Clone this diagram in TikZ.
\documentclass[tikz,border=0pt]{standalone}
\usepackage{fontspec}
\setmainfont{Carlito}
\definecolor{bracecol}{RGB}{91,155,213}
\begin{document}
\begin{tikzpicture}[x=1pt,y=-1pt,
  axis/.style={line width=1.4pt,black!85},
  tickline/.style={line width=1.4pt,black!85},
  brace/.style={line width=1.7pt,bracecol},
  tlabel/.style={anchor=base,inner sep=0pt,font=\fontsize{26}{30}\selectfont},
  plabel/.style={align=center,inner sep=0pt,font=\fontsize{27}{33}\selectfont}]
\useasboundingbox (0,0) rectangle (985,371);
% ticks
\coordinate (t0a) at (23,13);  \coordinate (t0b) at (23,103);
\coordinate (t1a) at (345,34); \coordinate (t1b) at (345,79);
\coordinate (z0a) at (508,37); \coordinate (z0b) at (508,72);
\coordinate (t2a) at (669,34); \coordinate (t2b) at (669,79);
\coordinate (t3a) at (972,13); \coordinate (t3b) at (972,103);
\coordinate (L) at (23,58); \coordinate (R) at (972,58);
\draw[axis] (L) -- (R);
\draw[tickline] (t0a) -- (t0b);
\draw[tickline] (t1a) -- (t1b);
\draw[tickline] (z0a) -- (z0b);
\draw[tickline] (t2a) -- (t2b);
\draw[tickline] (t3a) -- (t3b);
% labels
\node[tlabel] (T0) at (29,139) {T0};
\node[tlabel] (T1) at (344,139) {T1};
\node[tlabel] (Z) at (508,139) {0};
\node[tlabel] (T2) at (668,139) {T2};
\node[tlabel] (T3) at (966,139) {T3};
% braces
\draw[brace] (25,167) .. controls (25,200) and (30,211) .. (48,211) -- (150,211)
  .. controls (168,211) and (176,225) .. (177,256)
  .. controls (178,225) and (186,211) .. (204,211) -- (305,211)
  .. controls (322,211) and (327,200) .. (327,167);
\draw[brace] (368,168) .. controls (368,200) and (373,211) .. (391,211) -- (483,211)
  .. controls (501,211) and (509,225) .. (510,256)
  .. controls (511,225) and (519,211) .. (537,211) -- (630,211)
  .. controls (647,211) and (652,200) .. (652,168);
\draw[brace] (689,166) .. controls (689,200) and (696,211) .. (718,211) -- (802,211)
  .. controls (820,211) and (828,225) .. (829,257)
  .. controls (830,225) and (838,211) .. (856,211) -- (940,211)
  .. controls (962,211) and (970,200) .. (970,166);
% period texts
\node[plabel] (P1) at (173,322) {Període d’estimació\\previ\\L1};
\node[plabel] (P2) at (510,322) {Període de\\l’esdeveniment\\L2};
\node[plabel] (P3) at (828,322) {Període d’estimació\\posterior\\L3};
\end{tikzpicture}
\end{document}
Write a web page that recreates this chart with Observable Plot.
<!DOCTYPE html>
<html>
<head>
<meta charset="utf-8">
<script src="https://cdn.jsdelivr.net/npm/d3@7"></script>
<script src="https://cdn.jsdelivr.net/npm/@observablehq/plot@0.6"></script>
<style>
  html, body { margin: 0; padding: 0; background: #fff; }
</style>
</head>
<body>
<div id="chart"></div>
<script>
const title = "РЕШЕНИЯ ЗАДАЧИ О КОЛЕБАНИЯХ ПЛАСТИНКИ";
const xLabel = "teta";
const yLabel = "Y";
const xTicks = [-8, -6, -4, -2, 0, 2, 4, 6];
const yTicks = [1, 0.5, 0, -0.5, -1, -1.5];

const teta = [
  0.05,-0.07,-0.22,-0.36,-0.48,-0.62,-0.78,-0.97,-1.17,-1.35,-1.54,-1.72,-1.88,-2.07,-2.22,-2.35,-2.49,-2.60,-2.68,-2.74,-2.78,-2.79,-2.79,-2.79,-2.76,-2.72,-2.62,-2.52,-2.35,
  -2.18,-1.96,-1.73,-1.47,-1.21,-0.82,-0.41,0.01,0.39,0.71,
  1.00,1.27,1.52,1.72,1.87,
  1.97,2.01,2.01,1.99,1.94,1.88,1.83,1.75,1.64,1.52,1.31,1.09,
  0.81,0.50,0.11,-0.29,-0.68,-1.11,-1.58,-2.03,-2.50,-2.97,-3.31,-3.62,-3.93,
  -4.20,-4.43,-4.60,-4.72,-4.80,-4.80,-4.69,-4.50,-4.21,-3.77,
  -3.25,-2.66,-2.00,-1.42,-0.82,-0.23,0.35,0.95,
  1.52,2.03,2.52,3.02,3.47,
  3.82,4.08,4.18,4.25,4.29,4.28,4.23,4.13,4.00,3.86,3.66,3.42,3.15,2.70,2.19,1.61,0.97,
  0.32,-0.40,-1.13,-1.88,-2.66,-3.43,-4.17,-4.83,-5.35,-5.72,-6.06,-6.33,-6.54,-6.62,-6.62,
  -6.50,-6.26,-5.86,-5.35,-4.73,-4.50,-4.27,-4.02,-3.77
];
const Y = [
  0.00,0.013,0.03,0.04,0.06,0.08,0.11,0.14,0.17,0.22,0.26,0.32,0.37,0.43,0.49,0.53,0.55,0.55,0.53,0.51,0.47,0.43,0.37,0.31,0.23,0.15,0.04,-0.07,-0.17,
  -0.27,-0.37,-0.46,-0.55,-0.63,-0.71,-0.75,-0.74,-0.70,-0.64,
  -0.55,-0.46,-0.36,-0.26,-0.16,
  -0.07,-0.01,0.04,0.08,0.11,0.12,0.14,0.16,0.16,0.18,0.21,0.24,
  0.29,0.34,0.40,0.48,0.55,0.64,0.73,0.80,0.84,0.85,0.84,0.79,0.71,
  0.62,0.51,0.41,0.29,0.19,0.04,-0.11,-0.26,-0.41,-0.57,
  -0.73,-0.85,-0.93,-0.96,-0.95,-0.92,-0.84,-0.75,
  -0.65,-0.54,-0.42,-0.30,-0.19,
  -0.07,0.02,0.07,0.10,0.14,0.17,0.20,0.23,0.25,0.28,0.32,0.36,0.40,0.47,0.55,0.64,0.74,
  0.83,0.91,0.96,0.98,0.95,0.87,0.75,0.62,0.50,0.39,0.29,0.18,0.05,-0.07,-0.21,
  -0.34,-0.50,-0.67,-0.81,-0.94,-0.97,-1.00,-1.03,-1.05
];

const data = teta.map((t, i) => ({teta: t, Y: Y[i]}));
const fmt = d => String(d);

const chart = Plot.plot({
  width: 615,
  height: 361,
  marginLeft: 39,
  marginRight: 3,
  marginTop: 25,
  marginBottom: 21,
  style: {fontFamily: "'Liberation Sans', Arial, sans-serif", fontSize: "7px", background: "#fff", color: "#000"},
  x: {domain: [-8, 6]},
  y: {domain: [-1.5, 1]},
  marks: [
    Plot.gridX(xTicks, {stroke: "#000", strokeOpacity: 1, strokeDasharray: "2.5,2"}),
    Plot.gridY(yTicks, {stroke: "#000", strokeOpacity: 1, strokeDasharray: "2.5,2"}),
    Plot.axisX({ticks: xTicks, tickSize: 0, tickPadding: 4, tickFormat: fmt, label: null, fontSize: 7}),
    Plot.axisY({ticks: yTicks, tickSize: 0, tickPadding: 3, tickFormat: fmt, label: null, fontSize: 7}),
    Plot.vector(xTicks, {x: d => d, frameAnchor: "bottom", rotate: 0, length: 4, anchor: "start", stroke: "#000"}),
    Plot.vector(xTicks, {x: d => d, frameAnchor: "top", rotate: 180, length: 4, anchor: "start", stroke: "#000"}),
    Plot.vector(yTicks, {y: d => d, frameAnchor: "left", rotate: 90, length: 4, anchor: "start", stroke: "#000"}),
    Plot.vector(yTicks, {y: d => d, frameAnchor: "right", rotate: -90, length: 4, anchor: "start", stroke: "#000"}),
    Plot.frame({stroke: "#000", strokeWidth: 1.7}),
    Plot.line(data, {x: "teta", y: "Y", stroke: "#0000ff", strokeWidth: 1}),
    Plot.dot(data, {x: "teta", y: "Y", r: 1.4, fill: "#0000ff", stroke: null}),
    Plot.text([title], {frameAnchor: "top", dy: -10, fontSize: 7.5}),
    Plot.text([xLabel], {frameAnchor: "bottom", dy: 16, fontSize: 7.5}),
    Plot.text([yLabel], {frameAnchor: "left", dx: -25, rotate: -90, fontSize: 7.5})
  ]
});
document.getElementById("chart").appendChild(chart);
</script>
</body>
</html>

* * * * * * *

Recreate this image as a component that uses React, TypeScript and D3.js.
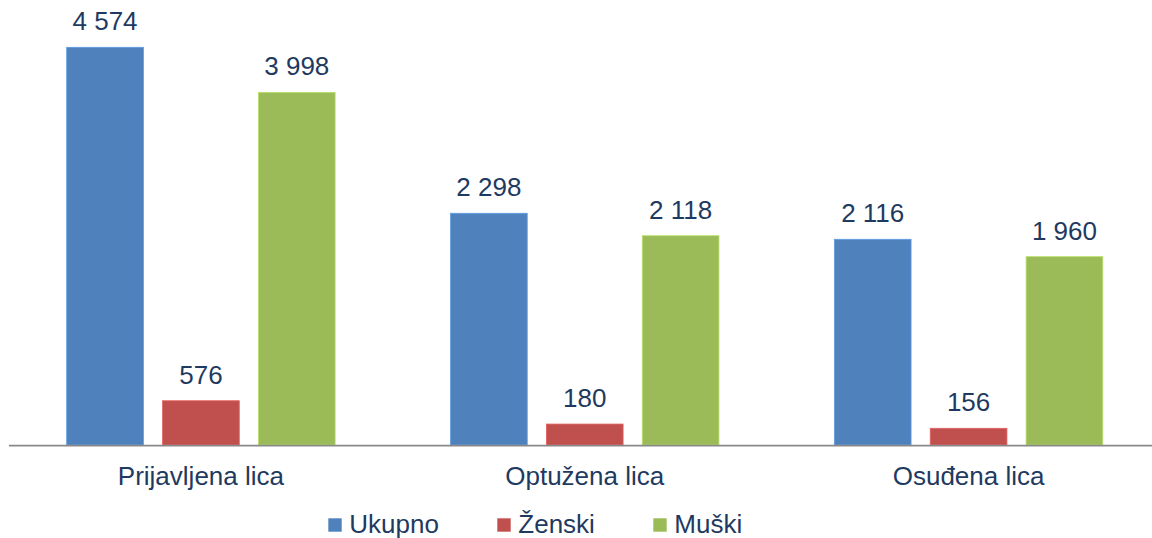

* * * * * * *

*Instruction*. Gather each line of the listing containing the word "that" and show it.

*Written response*.
Write a web page that recreates this chart with Observable Plot.
Recreate this image as a component that uses React, TypeScript and D3.js.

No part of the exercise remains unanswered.